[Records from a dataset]

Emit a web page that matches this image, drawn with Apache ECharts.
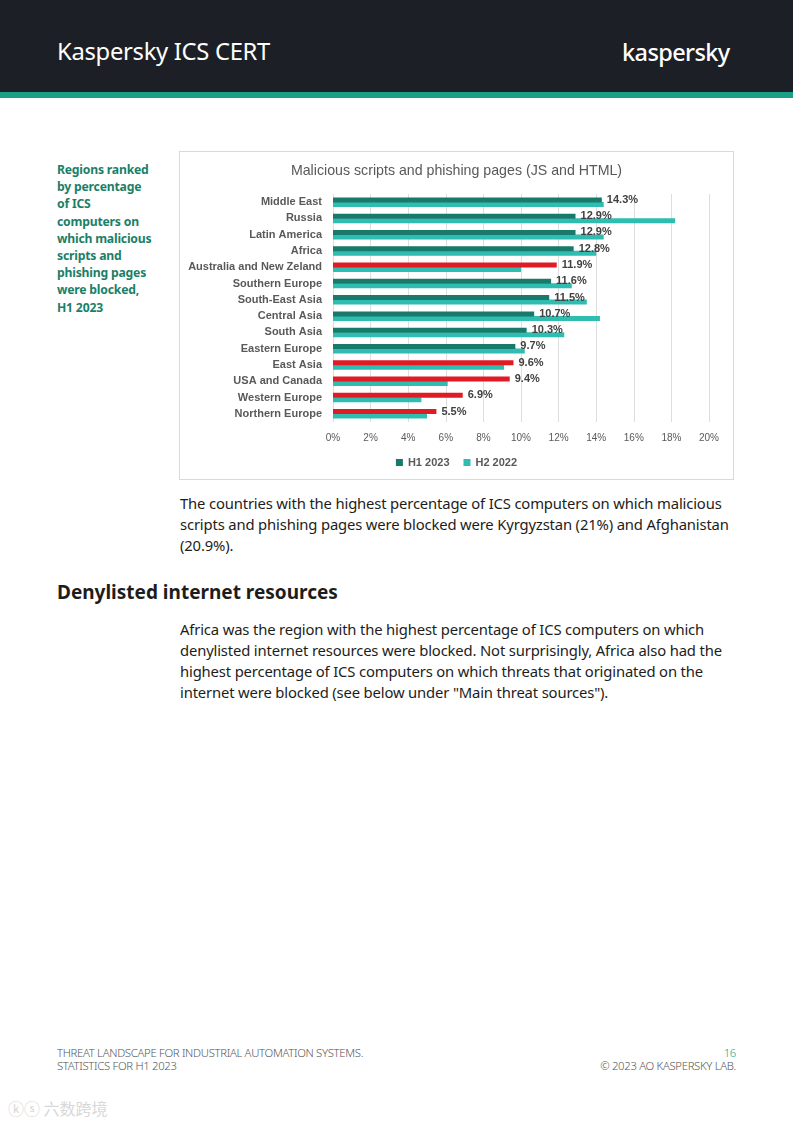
<!DOCTYPE html>
<html>
<head>
<meta charset="utf-8">
<script src="https://cdn.jsdelivr.net/npm/echarts@6/dist/echarts.min.js"></script>
<style>
  html, body { margin:0; padding:0; background:#ffffff; }
  body { width:793px; height:1122px; position:relative; overflow:hidden; font-family:"Noto Sans", "Inter", sans-serif; }
  .hdr { position:absolute; left:0; top:0; width:793px; height:92px; background:#1c1f26; }
  .strip { position:absolute; left:0; top:92px; width:793px; height:6px; background:#1aa086; }
  .brand { position:absolute; left:57px; top:35px; color:#ffffff; font-size:23.8px; font-weight:400; letter-spacing:-0.3px; white-space:nowrap; }
  .logo { position:absolute; left:622px; top:36px; color:#ffffff; font-size:23.5px; font-weight:500; letter-spacing:-0.6px; white-space:nowrap; }
  .side { position:absolute; left:57px; top:161px; color:#1a7f68; font-size:12.2px; font-weight:700; line-height:17.2px; white-space:nowrap; letter-spacing:-0.2px; }
  #chart { position:absolute; left:179px; top:151px; width:555px; height:329px; box-sizing:border-box; border:1px solid #d9d9d9; }
  .body { position:absolute; left:180px; color:#1d1d1b; font-size:14.8px; line-height:21px; white-space:nowrap; letter-spacing:-0.15px; }
  .h2 { position:absolute; left:57px; top:579px; color:#1d1d1b; font-size:19px; font-weight:700; white-space:nowrap; }
  .foot { position:absolute; top:1046px; color:#555555; font-size:11.3px; line-height:13px; white-space:nowrap; letter-spacing:-0.3px; font-weight:300; }
  .wm { position:absolute; left:8px; top:1096px; color:#d8d8d8; font-size:16px; font-family:"Noto Sans CJK SC", sans-serif; white-space:nowrap; }
</style>
</head>
<body>
<div class="hdr"></div>
<div class="strip"></div>
<div class="brand">Kaspersky ICS CERT</div>
<div class="logo">kaspersky</div>

<div class="side">Regions ranked<br>by percentage<br>of ICS<br>computers on<br>which malicious<br>scripts and<br>phishing pages<br>were blocked,<br>H1 2023</div>

<div id="chart"></div>

<div class="body" style="top:493px;">The countries with the highest percentage of ICS computers on which malicious<br>scripts and phishing pages were blocked were Kyrgyzstan (21%) and Afghanistan<br>(20.9%).</div>

<div class="h2">Denylisted internet resources</div>

<div class="body" style="top:619px;">Africa was the region with the highest percentage of ICS computers on which<br>denylisted internet resources were blocked. Not surprisingly, Africa also had the<br>highest percentage of ICS computers on which threats that originated on the<br>internet were blocked (see below under "Main threat sources").</div>

<div class="foot" style="left:57px;">THREAT LANDSCAPE FOR INDUSTRIAL AUTOMATION SYSTEMS.<br>STATISTICS FOR H1 2023</div>
<div class="foot" style="right:57px; text-align:right;"><span style="color:#1aa086;">16</span><br>© 2023 AO KASPERSKY LAB.</div>
<div class="wm">ⓚⓢ 六数跨境</div>

<script>
const categories = ['Middle East','Russia','Latin America','Africa','Australia and New Zeland','Southern Europe','South-East Asia','Central Asia','South Asia','Eastern Europe','East Asia','USA and Canada','Western Europe','Northern Europe'];
const h1_2023 = [14.3,12.9,12.9,12.8,11.9,11.6,11.5,10.7,10.3,9.7,9.6,9.4,6.9,5.5];
const h2_2022 = [14.4,18.2,14.4,14.0,10.0,12.7,13.5,14.2,12.3,10.2,9.1,6.1,4.7,5.0];
const seriesNames = ['H1 2023','H2 2022'];
const xTicks = [0,2,4,6,8,10,12,14,16,18,20];

const DARK = '#177a6a', CYAN = '#2ebdb0', RED = '#e01b24';
const chartFont = '"Liberation Sans", "DejaVu Sans", sans-serif';

const chart = echarts.init(document.getElementById('chart'), null, {renderer:'canvas'});
chart.setOption({
  animation:false,
  title:{ text:'Malicious scripts and phishing pages (JS and HTML)', left:'center', top:7,
    textStyle:{ color:'#595959', fontSize:14.2, fontWeight:'normal', fontFamily:chartFont } },
  legend:{ data:seriesNames, bottom:6, left:'center', itemWidth:7, itemHeight:7, itemGap:14, icon:'rect',
    textStyle:{ color:'#595959', fontSize:11, fontWeight:'bold', fontFamily:chartFont } },
  grid:{ left:153, right:24, top:42, bottom:57, containLabel:false },
  xAxis:{ type:'value', min:xTicks[0], max:xTicks[xTicks.length-1], interval:2,
    axisLine:{show:false}, axisTick:{show:false},
    splitLine:{ lineStyle:{ color:'#dedede', width:1 } },
    axisLabel:{ formatter:'{value}%', color:'#595959', fontSize:10, margin:11, fontFamily:chartFont } },
  yAxis:{ type:'category', data:categories, inverse:true,
    axisLine:{show:false}, axisTick:{show:false},
    axisLabel:{ color:'#595959', fontSize:11, fontWeight:'bold', margin:11, fontFamily:chartFont } },
  series:[
    { name:seriesNames[0], type:'bar', barWidth:5, barGap:'-10%',
      itemStyle:{ color:DARK },
      data:h1_2023.map((v,i)=>({ value:v, itemStyle:{ color: v > h2_2022[i] ? RED : DARK } })),
      label:{ show:true, position:'right', distance:5, formatter:'{c}%', color:'#404040', fontSize:11, fontWeight:'bold', fontFamily:chartFont },
      z:3 },
    { name:seriesNames[1], type:'bar', barWidth:5,
      itemStyle:{ color:CYAN }, data:h2_2022, z:2 }
  ]
});
</script>
</body>
</html>
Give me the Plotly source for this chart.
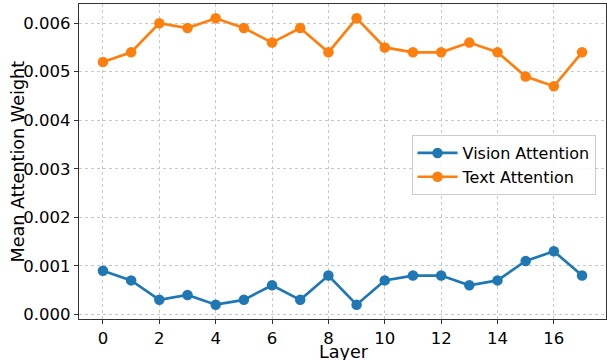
import plotly.graph_objects as go

layers = list(range(18))
vision_attention = [0.0009, 0.0007, 0.0003, 0.0004, 0.0002, 0.0003, 0.0006, 0.0003, 0.0008,
                    0.0002, 0.0007, 0.0008, 0.0008, 0.0006, 0.0007, 0.0011, 0.0013, 0.0008]
text_attention = [0.0052, 0.0054, 0.0060, 0.0059, 0.0061, 0.0059, 0.0056, 0.0059, 0.0054,
                  0.0061, 0.0055, 0.0054, 0.0054, 0.0056, 0.0054, 0.0049, 0.0047, 0.0054]
y_ticks = [0.000, 0.001, 0.002, 0.003, 0.004, 0.005, 0.006]
x_ticks = list(range(0, 18, 2))
x_title = "Layer"
y_title = "Mean Attention Weight"

fig = go.Figure()
fig.add_trace(go.Scatter(x=layers, y=vision_attention, mode="lines+markers", name="Vision Attention",
                         line=dict(color="#1f77b4", width=2.7), marker=dict(size=10.5, color="#1f77b4")))
fig.add_trace(go.Scatter(x=layers, y=text_attention, mode="lines+markers", name="Text Attention",
                         line=dict(color="#ff7f0e", width=2.7), marker=dict(size=10.5, color="#ff7f0e")))

axis_common = dict(showline=True, linecolor="#333333", linewidth=1.3, mirror=True,
                   ticks="outside", ticklen=4, tickcolor="#333333", automargin=False,
                   showgrid=True, gridcolor="#c8c8c8", griddash="dot", gridwidth=1,
                   zeroline=False, tickfont=dict(family="DejaVu Sans", size=16.5, color="#000"))

fig.update_xaxes(range=[-0.85, 17.85], tickvals=x_ticks, **axis_common)
fig.update_yaxes(range=[-0.000095, 0.006395], tickvals=y_ticks, tickformat=".3f", **axis_common)

title_font = dict(family="DejaVu Sans", size=17.6, color="#000")
fig.add_annotation(text=x_title, xref="paper", yref="paper", x=0.5, y=0,
                   xanchor="center", yanchor="middle", yshift=-32.5, xshift=1,
                   showarrow=False, font=title_font)
fig.add_annotation(text=y_title, xref="paper", yref="paper", x=0, y=0.5,
                   xanchor="center", yanchor="middle", xshift=-62, textangle=-90,
                   showarrow=False, font=title_font)

fig.update_layout(
    width=607, height=360,
    margin=dict(l=79, r=1, t=4, b=41),
    plot_bgcolor="white", paper_bgcolor="white",
    font=dict(family="DejaVu Sans", color="#000"),
    legend=dict(x=0.631, y=0.584, xanchor="left", yanchor="top",
                bgcolor="rgba(255,255,255,0.85)", bordercolor="#cccccc", borderwidth=1,
                font=dict(family="DejaVu Sans", size=16, color="#000"), tracegroupgap=0,
                itemwidth=40),
    showlegend=True,
)

fig.write_html("out.html", config={"displayModeBar": False},
               post_script="document.body.style.margin='0';document.body.style.overflow='hidden';")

> [Prompt]: Start with the line that includes "Give me the Plotly source for this chart." and finish with the line that includes "import plotly.graph_objects as go": reproduce those lines exactly, nothing before or after, and omit any pictures.

> [Result for this exercise]:
Give me the Plotly source for this chart.
import plotly.graph_objects as go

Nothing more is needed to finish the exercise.